Don’t think so? Is “believer” a bigger category than “Muslim?” “Republican?” “Young Earther?” “Liberal?” “Liberation Theologist?” The capacity
to believe is universal.
What one believes is largely parochial. What a life-long Arctic dweller believes is different from a tropical islander, from a desert sweller, from a forest dweller. All beliefs are critical to where those live, and would get them killed in another environment.
But we have mental environments as well, and emotional ones. the post above demonstrates that well. In this day and age, they have far more access to each other than in the past. Is it any wonder they clash? They might be living on the same ground, but see it entirely differently. Some friends and I tried a game once: we were to walk to the end of the block and back, once on each side of the street, three times. Once, it was to be as a civil engineer looking at the infrastructure of utilities. Another, as a law officer looking for a hiding criminal. Last time as a painter or landscaper looking at the condition of properties to approach for work.
It was amazing to all of us how very different the street looked each time. Then we went and played “blind follow-the-leader.” Again a vastly different world. How different does the same world look to people who out of necessity, familial or otherwise, were brought involuntarily into a set of perceptions and values? It is literally incomprehensible. But it is very comprehensible that each believes their own story, even unto death, until they take very assiduous stock of who and what they are independent of their beliefs.
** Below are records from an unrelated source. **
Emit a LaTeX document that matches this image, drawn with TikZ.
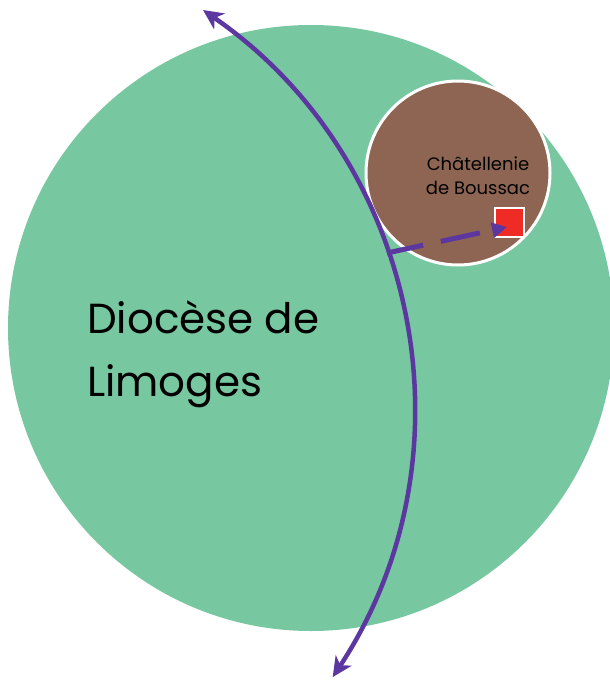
\documentclass[tikz,border=0pt]{standalone}
\usepackage{fontspec}
\setmainfont{Poppins}
\usetikzlibrary{arrows.meta}
\definecolor{diogreen}{RGB}{119,199,161}
\definecolor{chatbrown}{RGB}{142,101,82}
\definecolor{borderpurple}{RGB}{92,55,160}
\definecolor{boussacred}{RGB}{238,43,36}
\tikzset{region/.style = {circle, inner sep = 0pt},
    borderline/.style = {borderpurple, line width = 4.5pt}
}

\begin{document}
\begin{tikzpicture}[x = 1pt, y = -1pt]

    \useasboundingbox (0,0) rectangle (610,680);
    \clip (0,0) rectangle (610,680);

    \tikzset{bigarrow/.style = {{Stealth[length = 20pt, width = 19pt, inset = 6pt]}-{Stealth[length = 20pt, width = 19pt, inset = 6pt]}}}

    \node (diocese) [region, fill = diogreen, minimum size = 606pt] at (311,328) {};
    \node (chatellenie) [region, fill = chatbrown, draw = white, line width = 3pt, minimum size = 184pt] at (458,173) {};
    \node (boussac) [fill = boussacred, draw = white, line width = 2pt, minimum size = 29pt, inner sep = 0pt] at (509,222) {};

    \node (dioname) [anchor = west, align = left, inner sep = 0pt, font = \fontsize{42}{63}\selectfont] at (87,354) {Diocèse de\\Limoges};
    \node (chatname) [align = center, inner sep = 0pt, font = \fontsize{18}{24}\selectfont] at (478,176) {Châtellenie\\de Boussac};

    % frontier of the diocese
    \coordinate (frontiertop) at (203,10);
    \coordinate (junction) at (387,253);
    \coordinate (boussactip) at (507,227);
    \draw[borderline, bigarrow] (frontiertop) arc [start angle = -55.4, end angle = 33.4, radius = 485.7];

    \draw[borderline, line width = 5pt, dash pattern = on 37pt off 18pt on 40pt off 30pt,
        -{Triangle[length = 15pt, width = 15pt]}] (junction) -- (boussactip);

\end{tikzpicture}
\end{document}
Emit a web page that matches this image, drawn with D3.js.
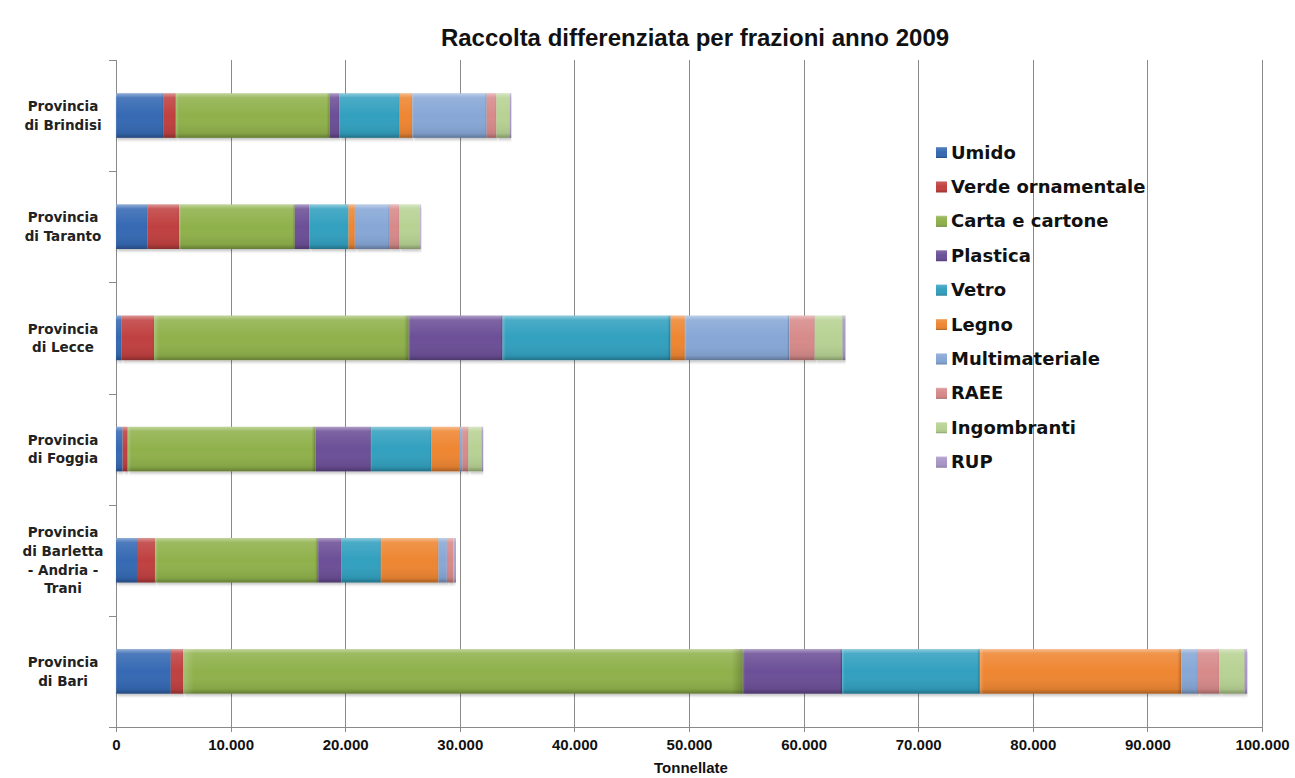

You see, we mistake the contents for the vessel. We are absolutely certain that our thoughts correspond to reality, 1/1. They cannot. We are positive that our thought trains are on the right tracks, and everyone else is stuck in the switch yard. It cannot be otherwise. We are wired to “know” that we are right, because what we see is all that we see. We don’t take into account, that similarly to seeing only less than 1% of the spectrum, we have no clue not only what is in someone else’s head, we have less clue as to what
could be there. We also don’t know how pertinent that contents is or was to their surviving childhood, and how deeply it is imprinted there. Even the language one speaks makes assumptions about the structure of the world!
We don’t know what grace or shock might bring anyone to see themselves even for a second from the outside of what they believe their world to be. Argument and logic sure don’t. Having “proofs” sure doesn’t, or everyone in the world would be on the same page. Are they? Most probably never thought of sitting down and reading their own book with a bit of compassionate and non judgemental distance just to see, out of curiosity, what is there.
Many who do this come across monsters. Most retract in fear and don’t open the book again. But some have to get to the end, and are willing to go through the monsters to do that. They actually end up in another world than the one they started from, while still on Earth, usually at that same address.
So maybe those people who attacked J and her family thought they had the world by the tail because someone told them a story that for the first time in their lives made them feel right. Were they? Did that matter? I shudder when I hear stories like the one you told. I can only do one thing. I open my book and look. What story am I buying?
- I call all “Christian” religions (40,000 of them) “christianist” because for sure, as far as I can tell, their practitioners have only little to do with Christ, as Ghandi said.